The 撒嬌 is a cruel mistress. It only works for the pretty or cute. I’ve watched cute young girls use their wiles to get what they want, while their less cute friends, pull a moue as best they can, but get substantially poorer results. Even though I prefer this outcome, and think it is better for the girls, it’s hard not to pity the ugly little sprogs.

What may be considered cute in a child [it isn’t] is sexually manipulative in a 20-something, and with each subsequent decade becomes more grotesque. But, pretty young women, enjoy a brief period when they can get whatever they want by simply pouting. Of course the older you get the less it works. However, for as long as you remain cute or beautiful, you can still pull out a 撒嬌 now and then, and be rewarded by getting your way. Though their beauty may have waned, the amount a middle-aged woman whines is a pretty good indicator of their youthful looks. Lots of petulance? She was a cute young thing. If they manage to remain beautiful into middle-age, then the whingeing continues unabated.

It still shocks me when I see highly successful professional career women trying to manipulate staff, clients, or bosses, with pursed lips and a plaintive tone. It makes you just want to smack them upside the head. I’m not alone in this. The behavior seems to bother many Western women even more than me. I once found myself in front of a class full of young women who demanded I explain why their female teacher was so upset with them for whining to get their way. I explain to them that women have worked hard to improve their place in society. That they fought to prove themselves the equal of men in business. That it’s been an arduous battle that isn’t finished. I then suggested that seeing a bunch of educated women mewling around like babies undercuts feminism. [I know you think I’m not the one to have delivered a message on feminism, but I am a feminist with impeccable credentials. I’ve been a lifetime committed member of the Free the Nipple movement, up on the barricades, fighting the good fight, since before it was a movement, and will continue until the day I die—and possibly for a few days after. I’m not sure how the afterlife works]. Anyway, the students couldn’t have disagreed more. They were shocked anyone would find something so cute and manifestly feminine insulting to womanhood. They were right. The 撒嬌 is a pure expression of the female in Taiwan. I have occasionally witnessed boys trying to do it. It doesn’t work. Their question was: why should women give up any weapon they have in the battle of the sexes if it gets them what they want? They were clear about what they were doing, and mercenary in intent. *Shrug* Sometimes we try, but fail to teach.

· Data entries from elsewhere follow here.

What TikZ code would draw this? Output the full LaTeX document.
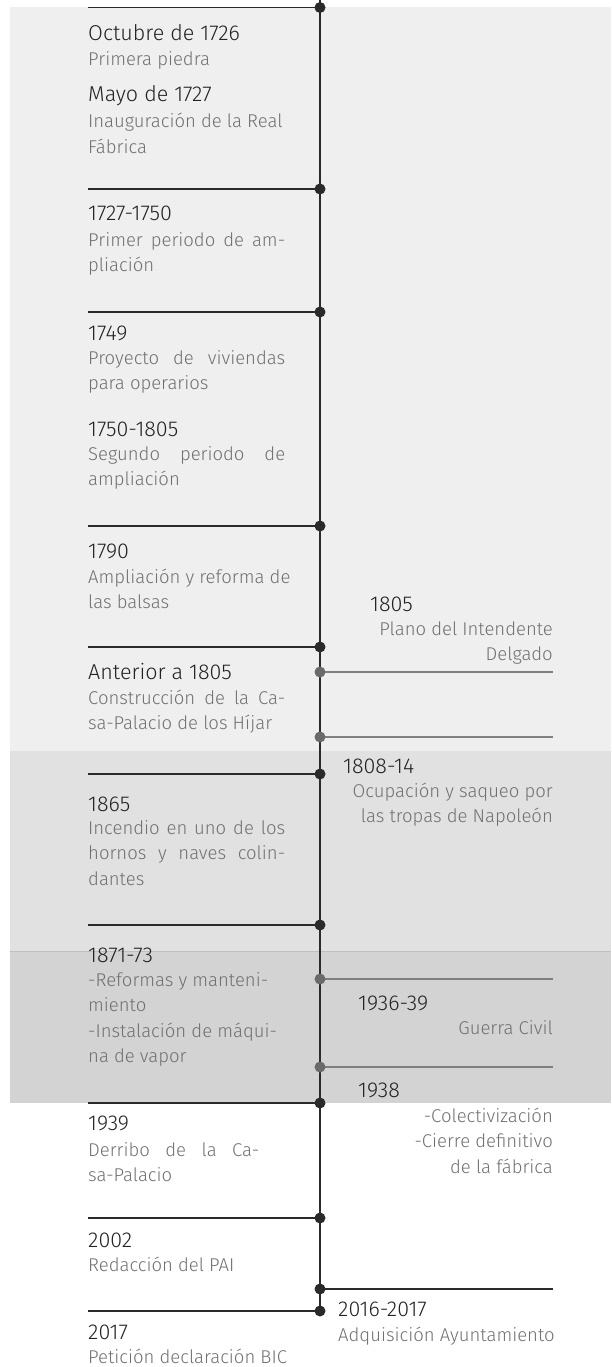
\documentclass[tikz,border=0pt]{standalone}
\usepackage{fontspec}
\setmainfont{Fira Sans Light}
\newfontfamily\yfont{Fira Sans Light}
\newfontfamily\dfont{Fira Sans Light}
\definecolor{bgA}{HTML}{EFEFEF}
\definecolor{bgB}{HTML}{E1E1E1}
\definecolor{bgC}{HTML}{D3D3D3}
\definecolor{yearcol}{HTML}{222222}
\definecolor{desccol}{HTML}{707070}
\definecolor{linecol}{HTML}{2A2A2A}
\definecolor{graycol}{HTML}{808080}
\definecolor{gdotcol}{HTML}{6A6A6A}
\newcommand\llines[1]{\vtop{\baselineskip=25.6pt\halign{##\hfil\cr#1\crcr}}}
\newcommand\rlines[1]{\vtop{\baselineskip=25.6pt\halign{\hfil##\cr#1\crcr}}}
\newcommand\jl[2][197pt]{\makebox[#1][s]{#2}}
\tikzset{
  yr/.style={font=\yfont\fontsize{21.5}{25}\selectfont, text=yearcol, inner sep=0pt, anchor=base west},
  ds/.style={font=\dfont\fontsize{18.5}{25.6}\selectfont, text=desccol, inner sep=0pt, anchor=base west},
  dsr/.style={ds, anchor=base east},
  vline/.style={line width=2pt, draw=linecol},
  hline/.style={line width=1.6pt, draw=linecol},
  gline/.style={line width=1.5pt, draw=graycol},
  bdot/.style={circle, fill=linecol, inner sep=0pt, minimum size=11pt},
  gdot/.style={circle, fill=gdotcol, inner sep=0pt, minimum size=11pt},
}
\begin{document}
\begin{tikzpicture}[x=1pt,y=-1pt]
\useasboundingbox (0,0) rectangle (611,1367);
% backgrounds
\fill[bgA] (10,7.5) rectangle (611,751);
\fill[bgB] (10,751) rectangle (611,951.5);
\fill[bgC] (10,951.5) rectangle (611,1103);
\draw[line width=0.8pt, draw=black!25] (10,951.5) -- (611,951.5);
% timeline coordinates
\coordinate (top) at (320,0);
\foreach \n/\y in {1/7.5,2/189,3/312,4/526,5/647,6/774,7/925,8/1103,9/1218,10/1311} {
  \coordinate (L\n) at (88,\y);
  \coordinate (D\n) at (320,\y);
}
\foreach \n/\y in {1/672,2/737,3/979,4/1067,5/1289} {
  \coordinate (R\n) at (553,\y);
  \coordinate (G\n) at (320,\y);
}
% main vertical line
\draw[vline] (top) -- (D10);
% left lines
\foreach \n in {1,...,10} { \draw[hline] (L\n) -- (D\n); }
% right lines
\foreach \n in {1,...,4} { \draw[gline] (G\n) -- (R\n); }
\draw[hline] (G5) -- (R5);
% dots
\foreach \n in {1,...,10} { \node[bdot] (dot\n) at (D\n) {}; }
\foreach \n in {1,...,4} { \node[gdot] (gdot\n) at (G\n) {}; }
\node[bdot] (gdot5) at (G5) {};
% left texts
\node[yr] (y1) at (88,41) {Octubre de 1726};
\node[ds] (t1) at (88,66) {\llines{Primera piedra}};
\node[yr] (y2) at (88,102) {Mayo de 1727};
\node[ds] (t2) at (88,128) {\llines{Inauguración de la Real\cr Fábrica}};
\node[yr] (y3) at (88,220) {1727-1750};
\node[ds] (t3) at (88,246) {\llines{\jl{Primer periodo de am-}\cr pliación}};
\node[yr] (y4) at (88,340) {1749};
\node[ds] (t4) at (88,364) {\llines{\jl{Proyecto de viviendas}\cr para operarios}};
\node[yr] (y5) at (88,436) {1750-1805};
\node[ds] (t5) at (88,460) {\llines{\jl{Segundo periodo de}\cr ampliación}};
\node[yr] (y6) at (88,558) {1790};
\node[ds] (t6) at (88,583) {\llines{Ampliación y reforma de\cr las balsas}};
\node[yr] (y7) at (88,679) {Anterior a 1805};
\node[ds] (t7) at (88,704) {\llines{\jl{Construcción de la Ca-}\cr sa-Palacio de los Híjar}};
\node[yr] (y8) at (88,811) {1865};
\node[ds] (t8) at (88,834) {\llines{\jl{Incendio en uno de los}\cr \jl{hornos y naves colin-}\cr dantes}};
\node[yr] (y9) at (88,962) {1871-73};
\node[ds] (t9) at (88,986) {\llines{-Reformas y manteni-\cr miento\cr -Instalación de máqui-\cr na de vapor}};
\node[yr] (y10) at (88,1130) {1939};
\node[ds] (t10) at (88,1156) {\llines{\jl[171pt]{Derribo de la Ca-}\cr sa-Palacio}};
\node[yr] (y11) at (88,1247) {2002};
\node[ds] (t11) at (88,1271) {\llines{Redacción del PAI}};
\node[yr] (y12) at (88,1339) {2017};
\node[ds] (t12) at (88,1363) {\llines{Petición declaración BIC}};
% right texts
\node[yr] (ya) at (370,611) {1805};
\node[dsr] (ta) at (553,635) {\rlines{Plano del Intendente\cr Delgado}};
\node[yr] (yb) at (343,773) {1808-14};
\node[dsr] (tb) at (553,797) {\rlines{Ocupación y saqueo por\cr las tropas de Napoleón}};
\node[yr] (yc) at (358,1010) {1936-39};
\node[dsr] (tc) at (553,1034) {\rlines{Guerra Civil}};
\node[yr] (yd) at (358,1097) {1938};
\node[dsr] (td) at (553,1122) {\rlines{-Colectivización\cr -Cierre definitivo\cr de la fábrica}};
\node[yr] (ye) at (338,1316) {2016-2017};
\node[ds] (te) at (338,1341) {\llines{Adquisición Ayuntamiento}};
\end{tikzpicture}
\end{document}
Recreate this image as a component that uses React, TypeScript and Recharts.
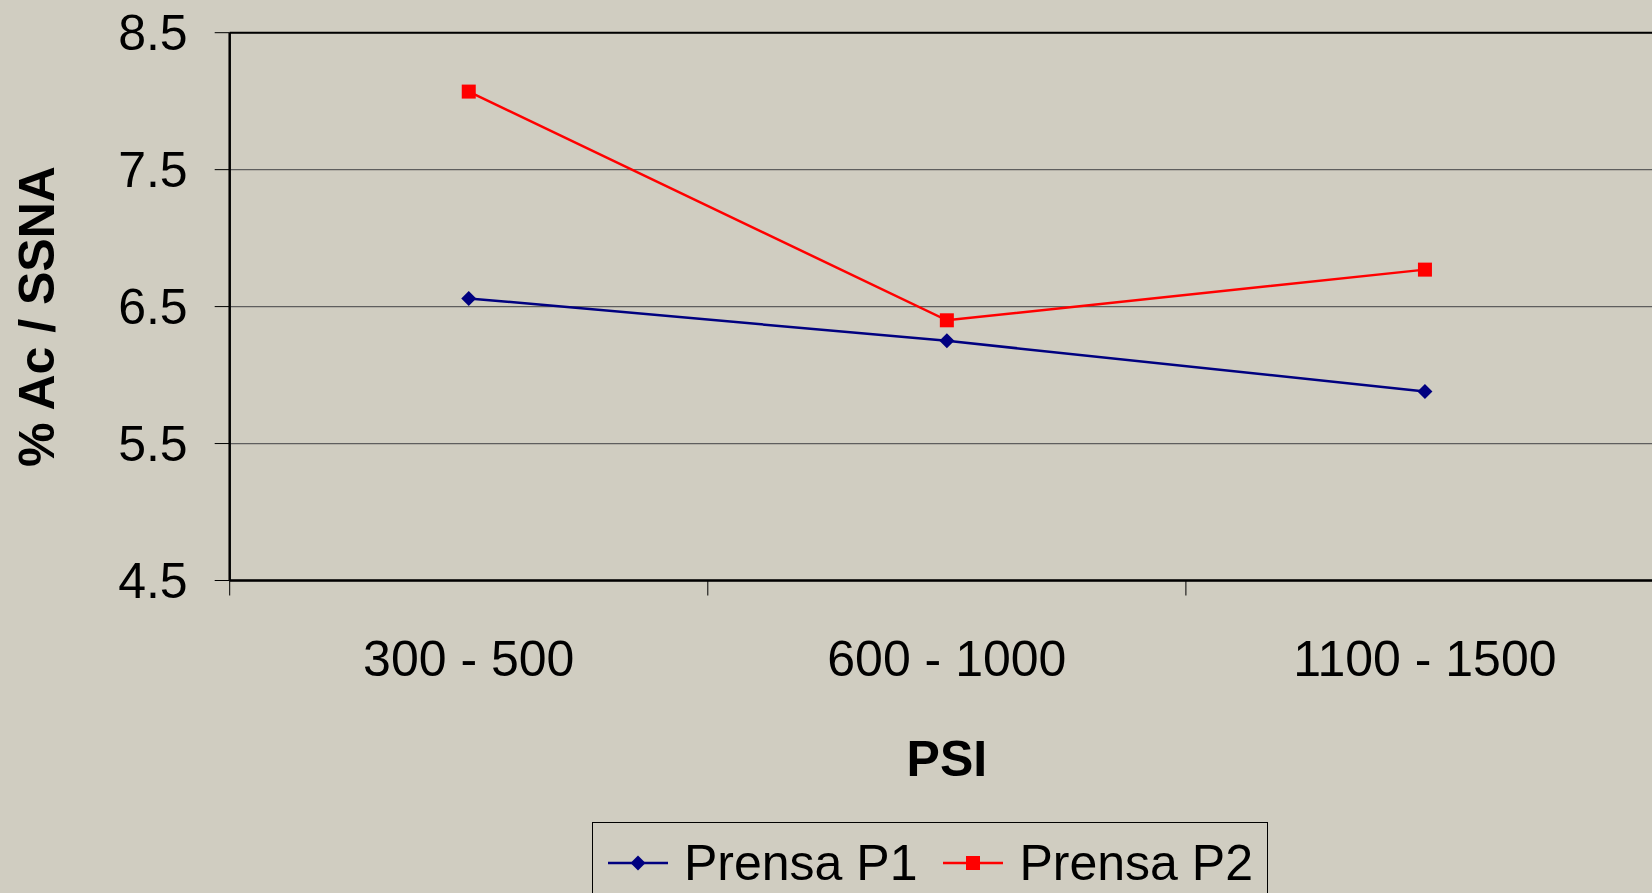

The difference in cultural attitudes surrounding 撒嬌ing was my first deeper culture shock. The first time I met a difference more profound than the traveler’s basics: Why is everyone shouting? Do you really eat that? Or, the ever popular, how does this toilet work? I’m a fan of Taiwanese women in many ways, but in this way, not so much. It’s just a game; a manipulation. But, I find it deeply annoying.